Except that OPS last year came with a lower batting average, and most of it was in San Jose. Was the .321 hitter in Double-A something of a fluke? Will he come closer to walking as much as he strikes out, Joe Panik-style, or will he swing and miss more as he gets closer to the majors? His .263/.367/.421 line in the Arizona Fall League came with 21 strikeouts in 90 plate appearances, which is most certainly un-Panik.
My guesses, then: He’ll get a shot. He’ll field well enough to stay on the roster. He’ll hit poorly enough to leave the job in 2019 open, but well enough to avoid being on the Capitol Corridor. It’ll look something like this:
Steven Duggar, 2018 projection
PA: 338
AVG: .249
OBP: .329
SLG: .341
HR: 5
SB: 6
rWAR: 0.9
A net positive, in other words, without looking like a future star. Which he still might be. He wouldn’t be the first non-top-100 guy the Giants have sent to the All-Star Game, but right now it’s more prudent to be cautiously optimistic.
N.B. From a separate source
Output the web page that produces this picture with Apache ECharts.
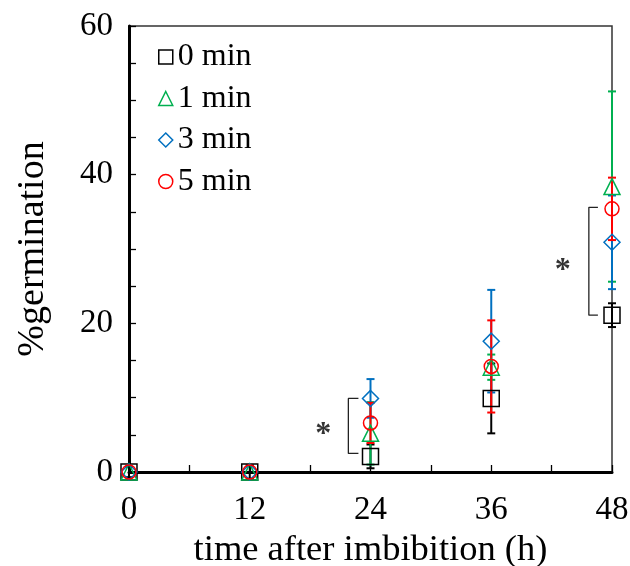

It would have been better for the Giants to pay Lorenzo Cain millions of dollars, at least for 2018, but it’s not like we were told to expect that this offseason. If it wasn’t Duggar, it was going to be someone like Keon Broxton, and if it wasn’t him, it was going to be Gorkys II: The Next Day. Or maybe Gregor Blanco, which wouldn’t be the end of the world. It would just be really boring. And very Giants! But also boring.
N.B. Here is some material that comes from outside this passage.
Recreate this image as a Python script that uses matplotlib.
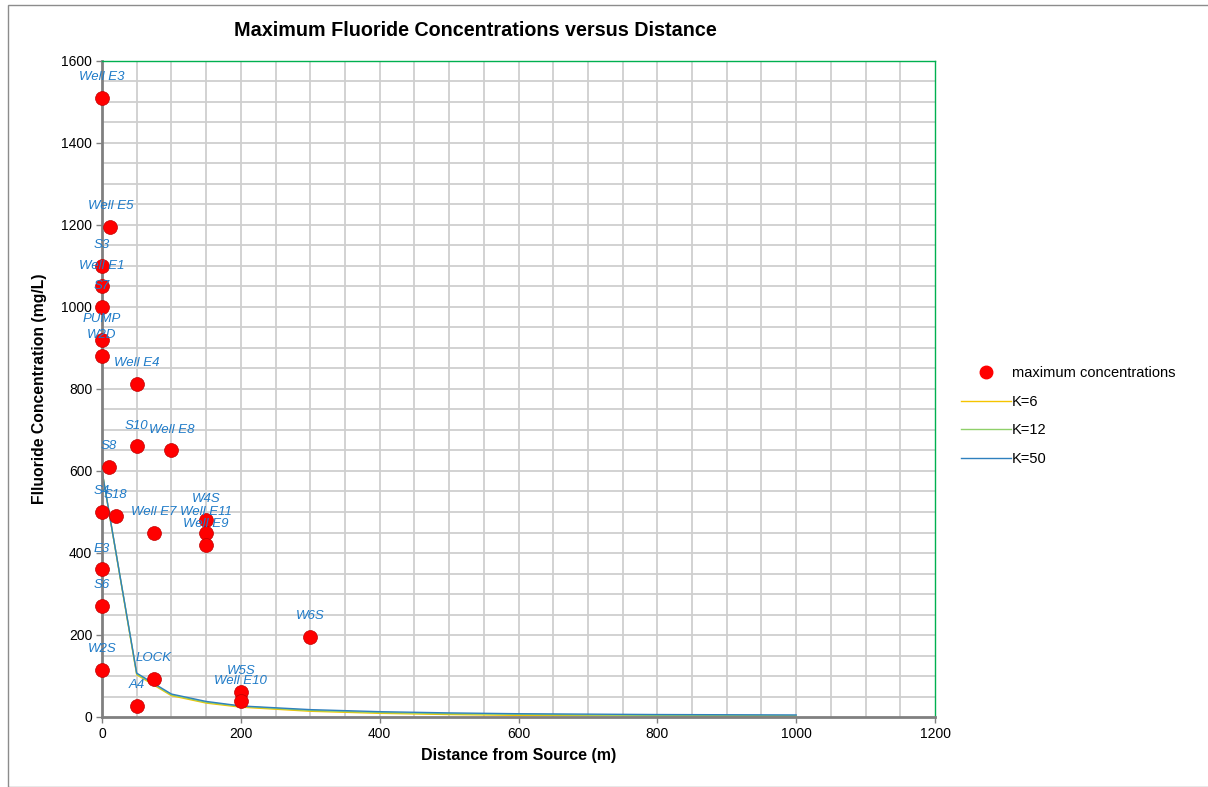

Duggar wouldn’t be boring, though. He would come with that maybe-just-maybe excitement that prospects bring with them, and that’s enough for me to endorse him. Let’s see if he makes it out of spring training intact, though. There are a lot of potential off-ramps on the way to San Francisco that could make this projection look really silly in a couple of months. At which point I’ll delete the article and blame the new site manager.
I’ll be doing that a lot. Hopefully, Duggar isn’t one of the reasons why I’ll have to.